--- start Extracted information ---

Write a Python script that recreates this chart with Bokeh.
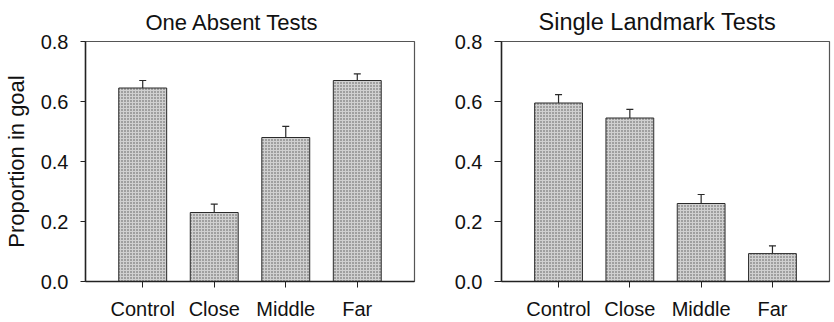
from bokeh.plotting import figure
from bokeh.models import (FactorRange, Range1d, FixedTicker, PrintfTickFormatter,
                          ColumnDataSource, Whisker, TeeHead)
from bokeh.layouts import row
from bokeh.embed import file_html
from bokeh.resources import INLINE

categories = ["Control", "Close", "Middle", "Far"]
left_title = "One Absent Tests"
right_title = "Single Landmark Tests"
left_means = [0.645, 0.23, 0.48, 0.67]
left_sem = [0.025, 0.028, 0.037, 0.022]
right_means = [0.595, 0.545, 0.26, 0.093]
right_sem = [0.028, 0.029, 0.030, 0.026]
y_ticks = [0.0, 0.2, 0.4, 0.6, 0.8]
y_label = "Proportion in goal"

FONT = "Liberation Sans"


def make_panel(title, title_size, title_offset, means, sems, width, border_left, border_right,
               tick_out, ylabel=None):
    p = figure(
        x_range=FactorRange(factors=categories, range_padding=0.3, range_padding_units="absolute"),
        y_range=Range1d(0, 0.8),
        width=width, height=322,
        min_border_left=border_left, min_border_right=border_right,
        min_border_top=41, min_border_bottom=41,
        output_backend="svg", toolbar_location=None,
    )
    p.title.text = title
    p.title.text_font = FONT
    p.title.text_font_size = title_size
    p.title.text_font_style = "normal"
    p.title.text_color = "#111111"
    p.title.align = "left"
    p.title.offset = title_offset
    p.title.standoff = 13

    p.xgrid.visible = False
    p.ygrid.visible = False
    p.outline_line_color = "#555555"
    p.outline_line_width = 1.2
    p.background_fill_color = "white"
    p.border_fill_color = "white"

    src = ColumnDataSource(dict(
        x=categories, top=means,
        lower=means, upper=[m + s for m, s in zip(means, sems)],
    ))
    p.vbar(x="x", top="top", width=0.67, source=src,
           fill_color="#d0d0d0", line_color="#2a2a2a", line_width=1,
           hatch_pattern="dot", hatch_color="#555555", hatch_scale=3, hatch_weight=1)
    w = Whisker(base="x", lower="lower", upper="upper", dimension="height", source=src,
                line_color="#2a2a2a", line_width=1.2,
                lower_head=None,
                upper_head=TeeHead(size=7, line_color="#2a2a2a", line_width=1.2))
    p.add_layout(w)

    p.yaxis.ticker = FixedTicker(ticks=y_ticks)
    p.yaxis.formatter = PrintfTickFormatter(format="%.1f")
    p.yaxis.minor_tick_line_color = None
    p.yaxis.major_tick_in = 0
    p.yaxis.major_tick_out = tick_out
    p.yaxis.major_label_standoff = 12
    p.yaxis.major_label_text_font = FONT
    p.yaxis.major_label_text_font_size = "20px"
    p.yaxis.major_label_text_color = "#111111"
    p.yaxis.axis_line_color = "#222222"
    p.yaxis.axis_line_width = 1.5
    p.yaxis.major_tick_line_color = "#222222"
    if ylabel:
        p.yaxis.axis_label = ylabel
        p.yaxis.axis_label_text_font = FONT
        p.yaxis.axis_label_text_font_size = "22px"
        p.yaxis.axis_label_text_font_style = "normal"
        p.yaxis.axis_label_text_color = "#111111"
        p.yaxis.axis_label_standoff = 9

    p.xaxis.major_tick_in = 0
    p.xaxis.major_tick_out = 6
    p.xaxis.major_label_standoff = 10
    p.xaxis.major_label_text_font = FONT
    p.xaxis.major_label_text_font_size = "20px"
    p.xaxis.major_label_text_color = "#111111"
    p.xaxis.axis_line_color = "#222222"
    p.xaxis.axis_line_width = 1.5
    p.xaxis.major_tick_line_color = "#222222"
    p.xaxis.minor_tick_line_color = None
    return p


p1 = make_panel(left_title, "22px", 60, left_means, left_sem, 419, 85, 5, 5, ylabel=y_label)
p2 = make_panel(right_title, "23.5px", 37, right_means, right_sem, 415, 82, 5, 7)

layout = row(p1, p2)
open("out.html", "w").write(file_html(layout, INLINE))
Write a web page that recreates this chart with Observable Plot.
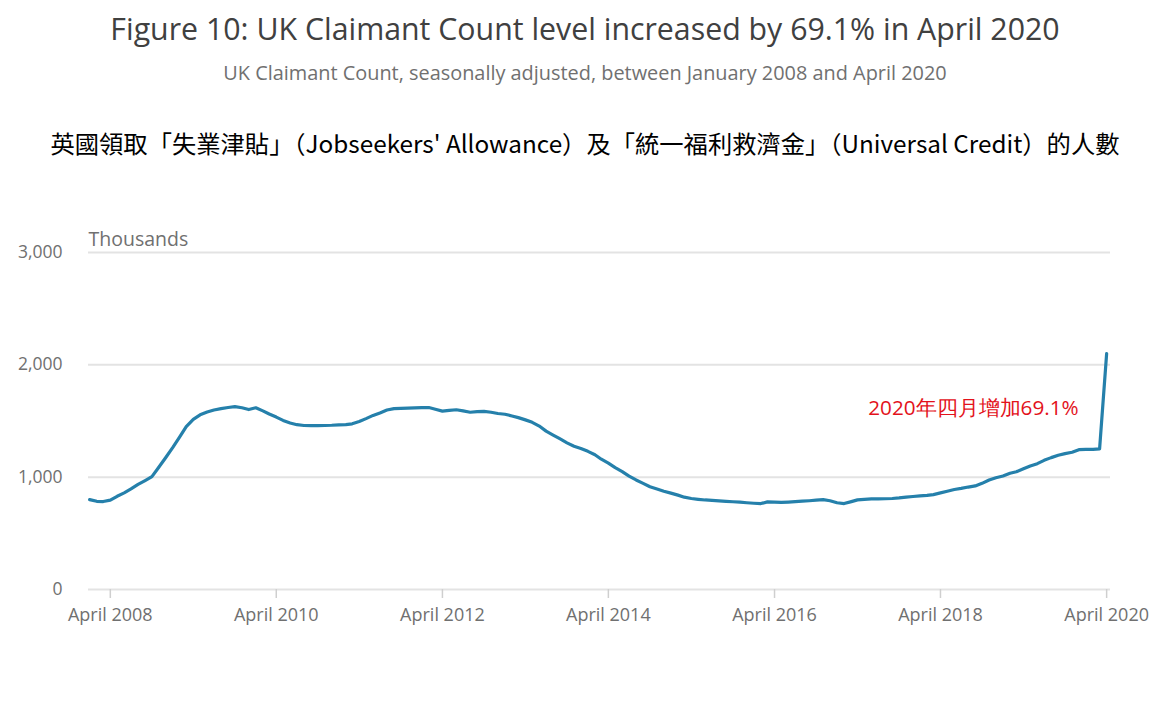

--- end Extracted information ---

** What needs to be done **
Start at the top of the entries and repeat each line exactly, ending at the line that contains "from bokeh.resources import INLINE". Pictures are not part of the copy.

** Response to this exercise **
Write a Python script that recreates this chart with Bokeh.
from bokeh.plotting import figure
from bokeh.models import (FactorRange, Range1d, FixedTicker, PrintfTickFormatter,
                          ColumnDataSource, Whisker, TeeHead)
from bokeh.layouts import row
from bokeh.embed import file_html
from bokeh.resources import INLINE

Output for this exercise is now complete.